At Hall of Fame, It’s Wolf’s Night to Shine

Ron Wolf says it's "truly an honor" to be enshrined in the Hall of Fame and ends his speech with a "Go Pack Go!"

Ron Wolf joked that he graduated 101st in a class of 83 at Susquehannock High School in Glen Rock, Pa.

On Saturday, he might as well have been No. 1 in the football world.

Wolf, the architect of the Green Bay Packers’ rags-to-riches turnaround in the 1990s, was inducted into the Pro Football Hall of Fame on Saturday.

“Ladies and gentlemen,” Wolf said in his opening remarks, “as my friend Kenny Chesney so happily sings, ‘This is our moment, this is our time, this is our destiny, it’s our night to shine.’”

Wolf’s moment started when Bob Harlan handed him the keys to the on-the-field operation late in the 1991 season. At that point, the Packers had reached the playoffs just twice since winning Super Bowl II. In Wolf’s first season, the Packers went from 4-12 to 9-7. From 1993 through 1998, the Packers qualified for the playoffs all six times, including reaching three NFC Championship Games – winning two of them – and bringing the title back to Titletown by winning Super Bowl XXXI.

Suddenly, the NFL’s version of Siberia became a go-to destination.

“When I was hired by the Packers, I did not realize what a wonderful place I was moving to,” Wolf said. “The history of this magnificent franchise is unparalleled in the annals of the National Football League. Those great names that surround Lambeau Field epitomize excellence achieved on the gridiron. I was fortunate enough to be able to hire Mike Holmgren, trade for Brett Favre, sign Reggie White, and because of those three people, plus an excellent supporting cast, the Packers started to become a force once again in the NFL after over two decades of mediocrity.

“At that time, there was always a threat to players of other teams that if they didn't shape up, they would be traded to Green Bay. We worked hard to eliminate that stigma. Suddenly players wanted to come and be a part of football's most illustrious franchise and to play in pro football's most storied cathedral, Lambeau Field.
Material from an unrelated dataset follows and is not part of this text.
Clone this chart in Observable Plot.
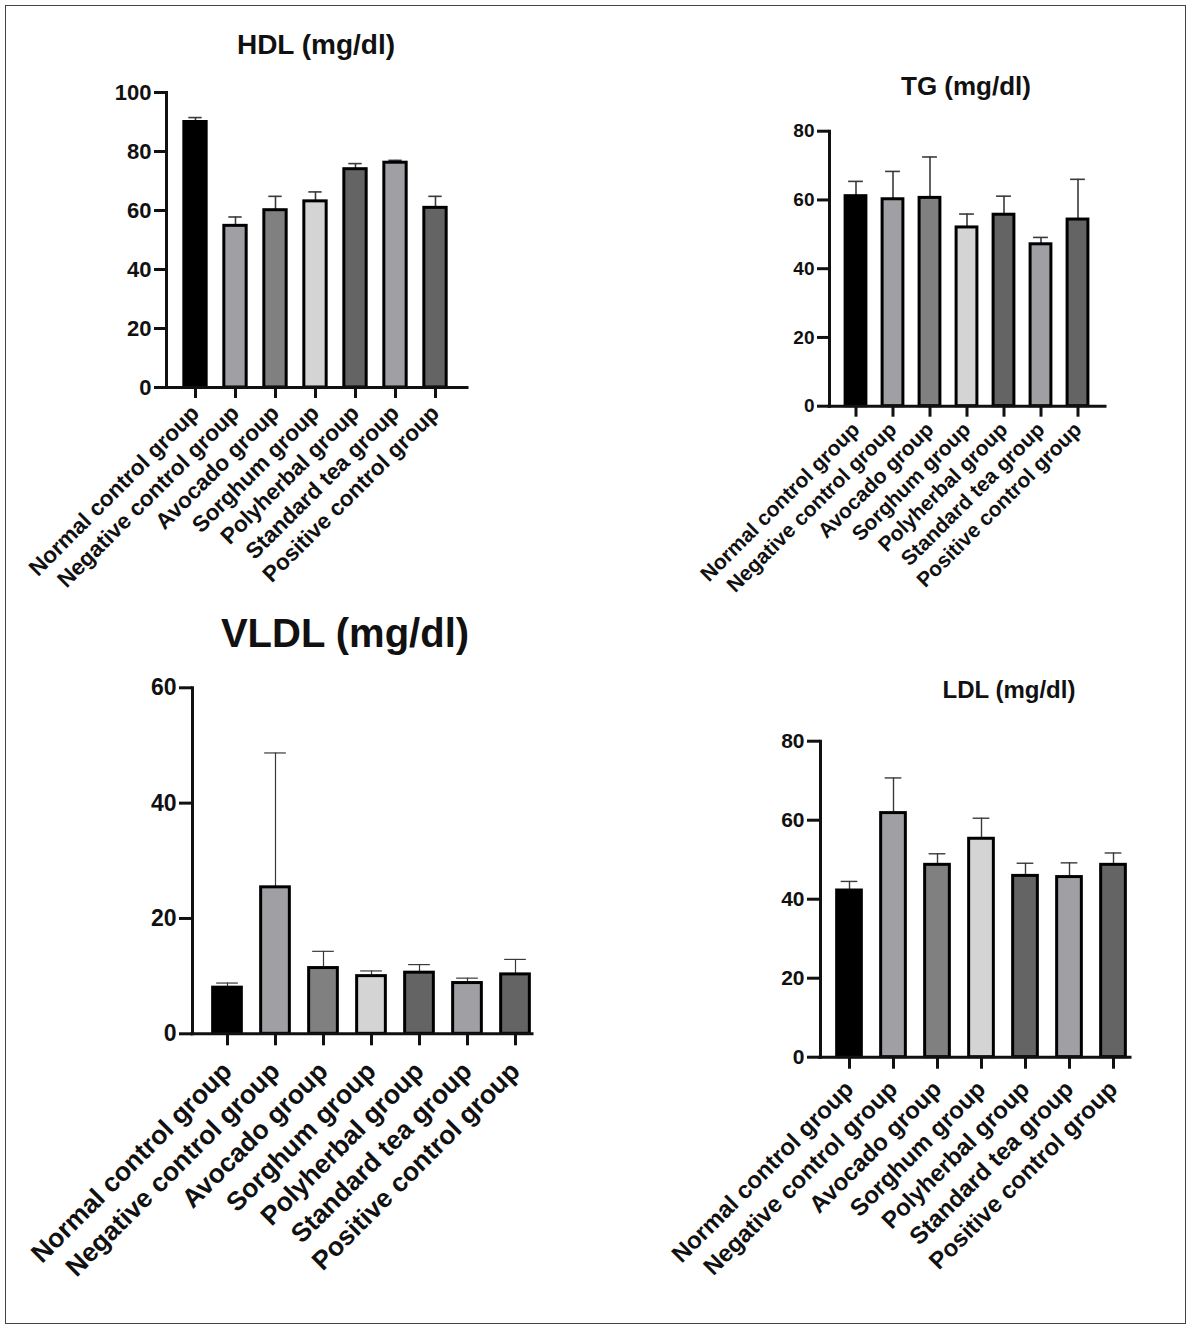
<!DOCTYPE html>
<html>
<head>
<meta charset="utf-8">
<script src="https://cdn.jsdelivr.net/npm/d3@7"></script>
<script src="https://cdn.jsdelivr.net/npm/@observablehq/plot@0.6"></script>
<style>
  html, body { margin: 0; padding: 0; background: #fff; }
  #page { position: relative; width: 1188px; height: 1326px; overflow: hidden; background: #fff;
          font-family: "Liberation Sans", Arial, sans-serif; }
  #border { position: absolute; left: 5px; top: 5px; width: 1181px; height: 1319px;
            border: 1px solid #444; box-sizing: border-box; }
  .panel { position: absolute; }
  .title { position: absolute; transform: translate(-50%, -50%); white-space: nowrap;
           font-weight: bold; color: #111; line-height: 1; }
</style>
</head>
<body>
<div id="page"><div id="border"></div></div>
<script>
// ---- data ----
const groups = ["Normal control group", "Negative control group", "Avocado group", "Sorghum group",
                "Polyherbal group", "Standard tea group", "Positive control group"];
const barColors = ["#000000", "#a0a0a4", "#808080", "#d4d4d4", "#646464", "#a0a0a4", "#646464"];

const hdlMean = [90.0, 54.8, 60.1, 63.1, 74.0, 76.2, 60.9];
const hdlSD   = [1.5, 3.0, 4.7, 3.2, 1.9, 0.8, 3.9];
const hdlTicks = [0, 20, 40, 60, 80, 100];

const tgMean = [61.1, 60.2, 60.6, 52.0, 55.7, 47.1, 54.3];
const tgSD   = [4.3, 8.1, 11.9, 3.9, 5.4, 2.0, 11.7];
const tgTicks = [0, 20, 40, 60, 80];

const vldlMean = [8.0, 25.4, 11.4, 10.0, 10.6, 8.8, 10.3];
const vldlSD   = [0.8, 23.3, 2.9, 0.9, 1.4, 0.85, 2.6];
const vldlTicks = [0, 20, 40, 60];

const ldlMean = [42.2, 61.8, 48.7, 55.3, 45.9, 45.6, 48.7];
const ldlSD   = [2.3, 8.9, 2.8, 5.2, 3.2, 3.6, 3.0];
const ldlTicks = [0, 20, 40, 60, 80];

const titles = ["HDL (mg/dl)", "TG (mg/dl)", "VLDL (mg/dl)", "LDL (mg/dl)"];

// ---- layout (page pixel coordinates) ----
const page = document.getElementById("page");

function panel(mean, sd, ticks, L) {
  const data = groups.map((g, i) => ({group: g, mean: mean[i], sd: sd[i], color: barColors[i]}));
  const n = groups.length;
  const x0 = L.c0 - L.step / 2 - L.left;
  const x1 = L.c0 + (n - 1) * L.step + L.step / 2 - L.left;
  const barInset = (L.step - L.barW) / 2;
  const capInset = (L.step - L.capW) / 2;
  const chart = Plot.plot({
    width: L.width,
    height: L.height,
    marginLeft: L.axisX - L.left,
    marginRight: L.left + L.width - L.axisXEnd,
    marginTop: L.yTop - L.top,
    marginBottom: L.top + L.height - L.y0,
    x: {domain: groups, range: [x0, x1], padding: 0},
    y: {domain: [0, ticks[ticks.length - 1]]},
    color: {type: "identity"},
    style: {fontFamily: "'Liberation Sans', Arial, sans-serif", fontWeight: "bold", color: "#111",
            background: "transparent", overflow: "visible"},
    marks: [
      Plot.ruleX(data, {x: "group", y1: "mean", y2: d => d.mean + d.sd, stroke: "#3a3a3a", strokeWidth: L.errW}),
      Plot.tickY(data, {x: "group", y: d => d.mean + d.sd, stroke: "#3a3a3a", strokeWidth: L.errW, inset: capInset}),
      Plot.barY(data, {x: "group", y: "mean", fill: "color", stroke: "#000", strokeWidth: 3,
                       insetLeft: barInset, insetRight: barInset}),
      Plot.axisY({ticks, tickSize: L.tickLen, strokeWidth: 3, fontSize: L.tickFont, tickPadding: 3,
                  label: null, tickFormat: d => String(d)}),
      Plot.axisX({tickSize: L.xTickLen, strokeWidth: 3, tickRotate: -45, fontSize: L.labelFont,
                  tickPadding: L.labelPad, label: null}),
      Plot.ruleY([0], {strokeWidth: 3, strokeLinecap: "square"}),
      Plot.frame({anchor: "left", strokeWidth: 3, strokeLinecap: "square"})
    ]
  });
  chart.classList.add("panel");
  chart.style.left = L.left + "px";
  chart.style.top = L.top + "px";
  page.appendChild(chart);

  const t = document.createElement("div");
  t.className = "title";
  t.textContent = L.title;
  t.style.left = L.tx + "px";
  t.style.top = L.ty + "px";
  t.style.fontSize = L.titleFont + "px";
  page.appendChild(t);
}

panel(hdlMean, hdlSD, hdlTicks, {
  title: titles[0], tx: 316, ty: 45, titleFont: 28,
  left: 10, top: 70, width: 480, height: 540,
  axisX: 166, axisXEnd: 467, y0: 387, yTop: 92,
  c0: 193, step: 40.67, barW: 23, capW: 14, errW: 1.6,
  tickFont: 22, labelFont: 22.5, tickLen: 12, xTickLen: 11, labelPad: 11
});

panel(tgMean, tgSD, tgTicks, {
  title: titles[1], tx: 966, ty: 86, titleFont: 26,
  left: 640, top: 110, width: 520, height: 500,
  axisX: 829, axisXEnd: 1105, y0: 405.7, yTop: 130.7,
  c0: 855, step: 37.2, barW: 21, capW: 15, errW: 1.6,
  tickFont: 19, labelFont: 21, tickLen: 12, xTickLen: 11, labelPad: 9
});

panel(vldlMean, vldlSD, vldlTicks, {
  title: titles[2], tx: 345, ty: 633, titleFont: 40,
  left: 10, top: 660, width: 540, height: 640,
  axisX: 192, axisXEnd: 532, y0: 1033.3, yTop: 687.3,
  c0: 226, step: 48.3, barW: 29, capW: 22, errW: 1.2,
  tickFont: 23, labelFont: 26.5, tickLen: 13, xTickLen: 12, labelPad: 21
});

panel(ldlMean, ldlSD, ldlTicks, {
  title: titles[3], tx: 1009, ty: 690, titleFont: 24,
  left: 640, top: 715, width: 520, height: 590,
  axisX: 820, axisXEnd: 1130, y0: 1056.7, yTop: 740.7,
  c0: 848, step: 44.3, barW: 25, capW: 17, errW: 1.4,
  tickFont: 21, labelFont: 24, tickLen: 13, xTickLen: 12, labelPad: 16
});
</script>
</body>
</html>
At merely six-and-a-half minutes, Wolf kept his comments short and sweet. Borrowing a line from his father, he said that the best speaker isn’t one “who is polished but one who is through.” He thanked his wife, Edie, and his five children – including Eliot, the Packers’ director of personnel who served as Wolf’s presenter. He saluted the Raiders’ legendary Al Davis, for whom he got his foot in the door and worked for 24 seasons, Bill Parcells for his friendship and “every member of the Green Bay Packers” during his decade run with the team.

For Wolf, it was the end of a long road that he thought would never find Canton. The addition of a contributors category, however, sent Wolf on his way to football immortality.

“The goddess of victory comes about only once or twice during the course of a contest,” Wolf said. “There is that moment when a play is needed to be made. These gentlemen seized that moment and exhibited that ability throughout their careers. It is truly an honor for me now to be included in their company.”

Wolf worked for the Raiders, Buccaneers and Jets before landing in Green Bay. He wrapped up his speech with a perfect green-and-gold tone.

“Thank you, thank you very much. Go Pack Go!”